My mother sewed my clothes and we recycled as a humble family growing up. I felt odd wearing asymmetrical garments. The concept of mending and repair has become obsolete for the new and updated. Today, I have a multidisciplinary textile practice that begins by combining materials. I then produce patterns to layer silkscreened and vinyl designs onto donated fabrics and carpets.


I produce banners that declare statements and pose questions to viewers. My work is accessible, funky, quirky, and celebrates individuality by inviting tactile sensations and active participation. Installations encourage viewers to sit, be mindful, and reflect upon texts and patterns. I speak about class, power, social distancing and quote world advocates such as Maya Angelou, Mahatma Gandhi, Gloria Steinem, and Cesar Chavez. I choose poetic phrases that transcend time and offer perspective about the human condition. 
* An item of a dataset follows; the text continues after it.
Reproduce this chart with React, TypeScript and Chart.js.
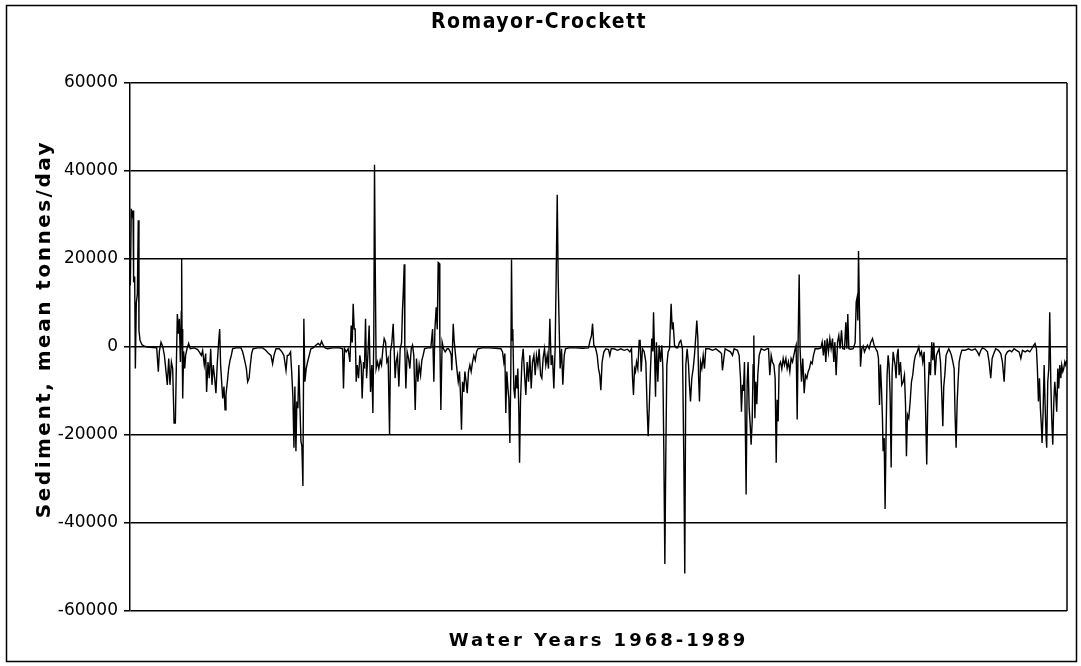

I also respond to sites like the historic Deering Estate in Miami, where I recently had a solo exhibition and incorporate the reoccurring symbols of the third eye. The third eye is a symbol that traverses many cultures and which I've encountered in my own travels to Argentina and Spain as well as read about in Middle Eastern literature and ancient Greek history. The notion of the eye aiding to returning malevolent gazes back to the sender is a reassuring concept much like the wise quotes of Angelou.  I also learn techniques about conserving materials from recent trips to Guatemala and India. Like the weft of a weaving, (the cross threads that form a cohesive cloth) my mission supports reusing and making the most of materials as well as conscientious community building and safe spaces to engage.